Given that your average grandma will not be writing this SQL like text, but more likely technical users such as programmers, DBAs or others that will already be familiar with the concept of proper "programming language" syntax, I say throw the error back to the user, since they likely are already used to fixing minor syntactical errors.
A few examples that come to mind ...
- While editing a function within a google spreadsheet, it yells at you for any little thing being off.
- Task Queries in Atlassian's JIRA, are not forgiving as well and are broken until you correct them to exactly what is required.
- Then there's the countless number of programming languages, query languages and compilers that do the same thing, if something is off, the user needs to fix it or else they just give up.
Generally there is good reason to follow strict syntax requirements, namely you are telling a computer to perform specific functions or commands, and having any ambiguity may return undesired or varying results.
Considering the user experience involved with the user writing these queries, if the end results of "effectively the same" queries yield different results, then that user will have less trust in the query language to get exactly what they are querying for.
Sure it might be nice to help the user out by removing that extra comma, but what if later in your language you want to assign a special meaning to a double comma ",," or even an empty value between commas? Sure it might not happen, but by keeping the syntax strict you would later have the freedom to extend your language with additional features that may have been hampered by too loose of syntactical requirements early on.
Of course, if you don't foresee ever having a special meaning for ", ," then this arguably could be one place to make an exception; however, once you start making an exception in one place, it's easier to make them in other places as well, and pretty soon you could be maintaining a big mess of extra logic that could have been avoided.
I definitely would not correct the spelling of variables, such as subject.
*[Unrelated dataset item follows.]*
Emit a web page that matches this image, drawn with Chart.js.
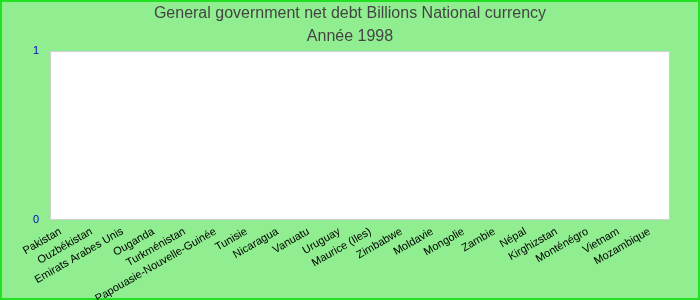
<!DOCTYPE html>
<html>
<head>
<meta charset="utf-8">
<script src="https://cdn.jsdelivr.net/npm/chart.js@4/dist/chart.umd.min.js"></script>
<style>
  html, body { margin: 0; padding: 0; background: #90ee90; }
  #wrap { width: 700px; height: 300px; position: relative; }
</style>
</head>
<body>
<div id="wrap"><canvas id="chart" width="700" height="300"></canvas></div>
<script>
// Catégories et valeurs (aucune valeur disponible pour 1998)
const countries = [
  "Pakistan", "Ouzbékistan", "Emirats Arabes Unis", "Ouganda", "Turkménistan",
  "Papouasie-Nouvelle-Guinée", "Tunisie", "Nicaragua", "Vanuatu", "Uruguay",
  "Maurice (Iles)", "Zimbabwe", "Moldavie", "Mongolie", "Zambie",
  "Népal", "Kirghizstan", "Monténégro", "Vietnam", "Mozambique"
];
const netDebt = [0, 0, 0, 0, 0, 0, 0, 0, 0, 0, 0, 0, 0, 0, 0, 0, 0, 0, 0, 0];
const yTicks = [0, 1];
const titleLines = ["General government net debt Billions National currency", "Année 1998"];

const FONT = "'Liberation Sans', Arial, sans-serif";

// fond vert, cadre vert vif, zone de tracé blanche
const frame = {
  id: "frame",
  beforeDraw(chart) {
    const { ctx, chartArea: a, width, height } = chart;
    ctx.save();
    ctx.fillStyle = "#90ee90";
    ctx.fillRect(0, 0, width, height);
    ctx.strokeStyle = "#22e022";
    ctx.lineWidth = 2;
    ctx.strokeRect(1, 1, width - 2, height - 2);
    ctx.fillStyle = "#ffffff";
    ctx.fillRect(a.left, a.top, a.right - a.left, a.bottom - a.top);
    ctx.strokeStyle = "#d0d0d0";
    ctx.lineWidth = 1;
    ctx.strokeRect(a.left + 0.5, a.top + 0.5, a.right - a.left - 1, a.bottom - a.top - 1);
    ctx.restore();
  }
};

new Chart(document.getElementById("chart"), {
  type: "bar",
  data: {
    labels: countries,
    datasets: [{ data: netDebt, backgroundColor: "#3366cc" }]
  },
  options: {
    responsive: false,
    animation: false,
    layout: { padding: 0 },
    plugins: {
      legend: { display: false },
      tooltip: { enabled: false },
      title: {
        display: true,
        text: titleLines,
        color: "#444444",
        font: { family: FONT, size: 16, weight: "normal", lineHeight: 1.44 },
        padding: { top: 2, bottom: 3 }
      }
    },
    scales: {
      x: {
        grid: { display: false, drawTicks: false },
        border: { display: false },
        ticks: {
          autoSkip: false,
          maxRotation: 30,
          minRotation: 30,
          padding: 5,
          labelOffset: -5,
          color: "#000000",
          font: { family: FONT, size: 11 }
        },
        afterFit(scale) { scale.height = 80; }
      },
      y: {
        min: 0,
        max: 1,
        grid: { display: false, drawTicks: false },
        border: { display: false },
        afterBuildTicks(scale) { scale.ticks = yTicks.map(v => ({ value: v })); },
        ticks: {
          padding: 11,
          color: "#0000bb",
          font: { family: FONT, size: 11 }
        },
        afterFit(scale) { scale.width = 50; }
      },
      // marge droite, pour garder le titre centré sur la page
      right: {
        position: "right",
        display: true,
        grid: { display: false, drawTicks: false },
        border: { display: false },
        ticks: { display: false },
        afterFit(scale) { scale.width = 30; }
      }
    }
  },
  plugins: [frame]
});
</script>
</body>
</html>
If you do then you may end up maintaining a big giant list of misspelled words that map to "subject", and if at some future time one of those misspelled variants actually was some other field name your system now supports, then this would break any existing saved queries, which would frustrate many users at that point.
To summarize, by keeping the syntax strict and simple, the experience of using a straightforward query language that does exactly what you tell it to do, would outweigh any minor inconvenience cause by small syntactical errors that I can quickly fix along the way.